The whole of the PVCu sector needs to take a look at where their material is going. Home owners are getting increasingly bored with the plain white windows that have been the staple of the industry for decades. The aesthetic lure of timber and aluminium are drawing some portions of the public away from PVCu.

In fairness, the industry is moving. You only need to look at the number of flush sash windows that were announced at the FIT Show the other week. Every company now has one, and the existing ones have been constantly improved since their introduction.

The composite market

There lies a big opportunity in the composite window market. PVCu can only achieve so much on it’s own. Everything has limits. But in the years to come the composite window market is going to explode with products combining PVCu with timber and aluminium, or other combinations of the three.

We’re seeing innovations in this area more and more often, and although there perhaps isn’t a perfect composite window capable of blowing up the market just yet, it is round the corner. Each material has it’s own benefits. Combine them and I really believe that this is one area where PVCu will find fresh impetus.

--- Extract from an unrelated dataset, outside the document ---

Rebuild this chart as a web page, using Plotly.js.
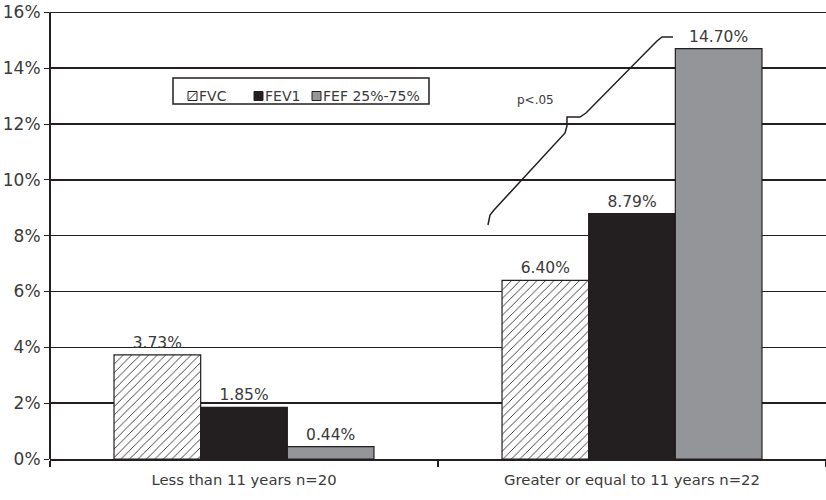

I actually think that the rise in popularity of timber and aluminium could be dented if the new age of PVCu windows and doors gets significant traction. The residential PVCu sector has lost a bit of ground in recent years, but this could be reversed if home owners tap into the idea of a timber or aluminium alternative in PVCu.

One thing I am very sure of though, when all is said and done, is that traditional PVCu is dead. There will still be sales of the boring white stuff, but these will decline year on year until the market is so diverse and varied that those figures become diluted and pointless.

These are competitive times we live in. Lets embrace it.